Exercise description: Start at the line where "Generate a component" appears and end at the line where "import * as" appears; repeat those lines exactly, both ends included, leaving pictures behind.

------ Source material

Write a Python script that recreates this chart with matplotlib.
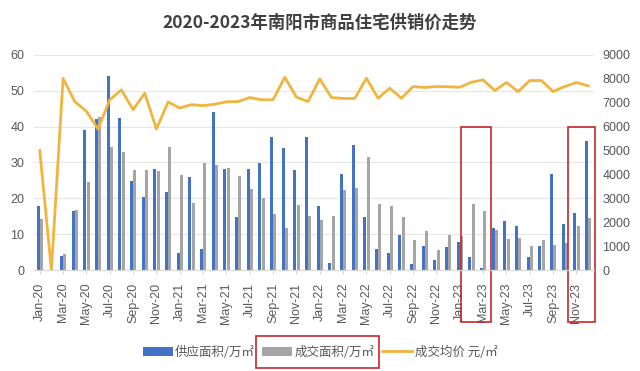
import matplotlib
matplotlib.use('Agg')
import matplotlib.pyplot as plt
import numpy as np
from matplotlib.patches import Rectangle

plt.rcParams['font.family'] = ['Liberation Sans', 'Noto Sans CJK SC', 'DejaVu Sans']

# months Jan-20 .. Dec-23
months = [f'{m}-{y}' for y in ['20', '21', '22', '23']
          for m in ['Jan', 'Feb', 'Mar', 'Apr', 'May', 'Jun',
                    'Jul', 'Aug', 'Sep', 'Oct', 'Nov', 'Dec']]

# 供应面积 (万㎡)
supply = [18, 0, 3.8, 16.5, 39, 42, 54, 42.4, 24.9, 20.4, 28.3, 21.9,
          4.8, 25.9, 5.8, 44, 28.2, 14.9, 28.2, 29.9, 37, 34, 28, 37,
          18, 1.9, 26.9, 34.9, 14.9, 5.8, 4.8, 9.8, 1.7, 6.8, 2.9, 6.4,
          7.7, 3.7, 0.6, 11.7, 13.8, 12.3, 3.7, 6.6, 26.8, 12.8, 15.8, 35.9]

# 成交面积 (万㎡)
deal = [14.1, 0, 4.4, 16.7, 24.5, 42.6, 34.3, 33, 28, 28, 27.6, 34.3,
        26.4, 18.8, 29.9, 29.2, 28.6, 26.2, 22.6, 20.2, 15.5, 11.7, 18.1, 15.1,
        13.9, 15.1, 22.3, 22.9, 31.5, 18.5, 17.9, 14.7, 8.5, 10.9, 5.6, 9.7,
        9.5, 18.4, 16.5, 11.1, 8.7, 8.9, 6.8, 8.3, 6.9, 7.5, 12.3, 14.6]

# 成交均价 (元/㎡)
price = [5000, 0, 8020, 7050, 6640, 5900, 7125, 7540, 6710, 7400, 5900, 7030,
         6780, 6920, 6880, 6940, 7040, 7050, 7220, 7125, 7125, 8070, 7235, 7050,
         8000, 7220, 7180, 7180, 8025, 7190, 7610, 7190, 7680, 7640, 7680, 7670,
         7650, 7860, 7960, 7510, 7850, 7470, 7930, 7930, 7470, 7680, 7850, 7710]

blue = '#4472C4'
gray = '#A5A5A5'
gold = '#F0B53F'
txt = '#595959'
red = '#C8262B'

fig = plt.figure(figsize=(6.4, 3.71), dpi=100)
ax1 = fig.add_axes([0.053, 0.2722, 0.875, 0.5796])
ax2 = ax1.twinx()

x = np.arange(len(months))
w = 0.26
ax1.bar(x - 0.14, supply, width=w, color=blue, label='供应面积/万㎡', zorder=2)
ax1.bar(x + 0.14, deal, width=w, color=gray, label='成交面积/万㎡', zorder=2)
ax2.plot(x, price, color=gold, linewidth=2, label='成交均价 元/㎡', zorder=3)

ax1.set_xlim(-0.5, len(months) - 0.5)
ax1.set_ylim(0, 60)
ax2.set_ylim(0, 9000)
ax1.set_yticks(range(0, 61, 10))
ax2.set_yticks(range(0, 9001, 1000))
ax1.set_xticks(x[::2])
ax1.set_xticklabels(months[::2], rotation=90)

ax1.grid(axis='y', color='#E6E6E6', linewidth=0.8, zorder=0)
ax1.set_axisbelow(True)
for a in (ax1, ax2):
    for s in ['top', 'left', 'right']:
        a.spines[s].set_visible(False)
    a.spines['bottom'].set_color('#D9D9D9')
ax1.tick_params(axis='y', length=0, pad=7, labelsize=9, labelcolor=txt)
ax2.tick_params(axis='y', length=0, pad=6, labelsize=9, labelcolor=txt)
ax1.tick_params(axis='x', length=3, color='#D9D9D9', pad=6, labelsize=9, labelcolor=txt)

fig.text(0.5, 0.938, '2020-2023年南阳市商品住宅供销价走势', ha='center', va='center',
         fontsize=12.5, fontweight='bold', color='#404040',
         family=['Noto Sans CJK SC', 'DejaVu Sans'])

h1, l1 = ax1.get_legend_handles_labels()
h2, l2 = ax2.get_legend_handles_labels()
leg = fig.legend(h1 + h2, l1 + l2, loc='center', bbox_to_anchor=(0.5, 0.051), ncol=3,
                 frameon=False, handlelength=2.4, handletextpad=0.2, columnspacing=0.6,
                 prop={'family': ['Noto Sans CJK SC', 'DejaVu Sans'], 'size': 9})
for t in leg.get_texts():
    t.set_color(txt)

# red highlight boxes
ax1.add_patch(Rectangle((36.1, -14.5), 2.55, 54.5, fill=False, edgecolor=red,
                        linewidth=1.2, clip_on=False, zorder=5))
ax1.add_patch(Rectangle((45.3, -14.5), 2.25, 54.5, fill=False, edgecolor=red,
                        linewidth=1.2, clip_on=False, zorder=5))
fig.add_artist(Rectangle((0.4, 0.009), 0.192, 0.086, transform=fig.transFigure,
                         fill=False, edgecolor=red, linewidth=1.2))

fig.savefig('out.png', dpi=100, facecolor='white')
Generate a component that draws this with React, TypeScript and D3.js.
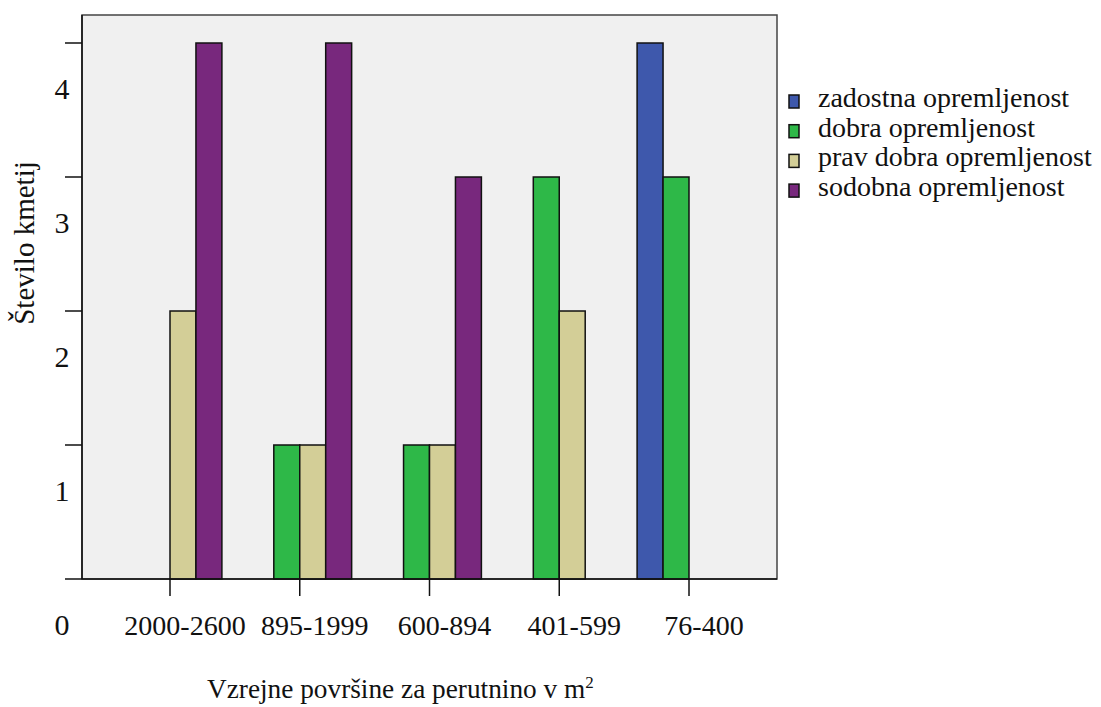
import React from "react";
import * as d3 from "d3";

const categories = ["2000-2600", "895-1999", "600-894", "401-599", "76-400"];
const seriesNames = [
  "zadostna opremljenost",
  "dobra opremljenost",
  "prav dobra opremljenost",
  "sodobna opremljenost",
];
const zadostna = [0, 0, 0, 0, 4];
const dobra = [0, 1, 1, 3, 3];
const pravDobra = [2, 1, 1, 2, 0];
const sodobna = [4, 4, 3, 0, 0];
const seriesValues = [zadostna, dobra, pravDobra, sodobna];
const colors = ["#3e58ac", "#2eb848", "#d3ce97", "#78287d"];
const yTicks = [0, 1, 2, 3, 4];

const W = 1101;
const H = 707;
const plot = { left: 82, right: 777, top: 15, bottom: 579 };
const font = '"Liberation Serif", "Times New Roman", serif';

export default function App() {
  const y = d3.scaleLinear().domain([0, 4]).range([plot.bottom, 43]);
  const x = d3.scalePoint<string>().domain(categories).range([170, 689]);
  const step = x.step();
  const slot = step * 0.2;
  const ts = { fontFamily: font };

  return (
    <svg
      width={W}
      height={H}
      style={{ position: "absolute", left: 0, top: 0, background: "#fff", fontFamily: font }}
    >
      <rect
        x={plot.left}
        y={plot.top}
        width={plot.right - plot.left}
        height={plot.bottom - plot.top}
        fill="#f0f0f0"
        stroke="#444"
        strokeWidth={1.5}
      />
      {seriesValues.map((vals, si) =>
        vals.map((v, ci) =>
          v > 0 ? (
            <rect
              key={`${si}-${ci}`}
              x={(x(categories[ci]) as number) + (si - 2) * slot}
              y={y(v)}
              width={slot}
              height={y(0) - y(v)}
              fill={colors[si]}
              stroke="#111"
              strokeWidth={1.5}
            />
          ) : null
        )
      )}
      <line x1={plot.left} x2={plot.left} y1={plot.top} y2={plot.bottom} stroke="#111" strokeWidth={1.5} />
      <line x1={plot.left} x2={plot.right} y1={plot.bottom} y2={plot.bottom} stroke="#111" strokeWidth={1.5} />
      {yTicks.map((t) => (
        <g key={t}>
          <line x1={65} x2={plot.left} y1={y(t)} y2={y(t)} stroke="#111" strokeWidth={1.5} />
          <text x={62} y={y(t) + 56} textAnchor="middle" fontSize={30} fill="#111" style={ts}>
            {t}
          </text>
        </g>
      ))}
      {categories.map((c) => (
        <g key={c}>
          <line
            x1={x(c) as number}
            x2={x(c) as number}
            y1={plot.bottom}
            y2={596}
            stroke="#111"
            strokeWidth={1.5}
          />
          <text x={(x(c) as number) + 15} y={635} textAnchor="middle" fontSize={28} fill="#111" style={ts}>
            {c}
          </text>
        </g>
      ))}
      <text x={207} y={698} textAnchor="start" fontSize={27.3} fill="#111" style={ts}>
        Vzrejne površine za perutnino v m<tspan fontSize={17} dy={-10}>2</tspan>
      </text>
      <text
        transform={`translate(34, 243) rotate(-90)`}
        textAnchor="middle"
        fontSize={29}
        fill="#111"
        style={ts}
      >
        Število kmetij
      </text>
      {seriesNames.map((n, i) => (
        <g key={n} transform={`translate(789, ${107 + i * 29.7})`}>
          <rect x={0} y={-12} width={10} height={13} fill={colors[i]} stroke="#111" strokeWidth={1.5} />
          <text x={29} y={0} fontSize={28} fill="#111" style={ts}>
            {n}
          </text>
        </g>
      ))}
    </svg>
  );
}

------------

Answer to this problem:
Generate a component that draws this with React, TypeScript and D3.js.
import React from "react";
import * as d3 from "d3";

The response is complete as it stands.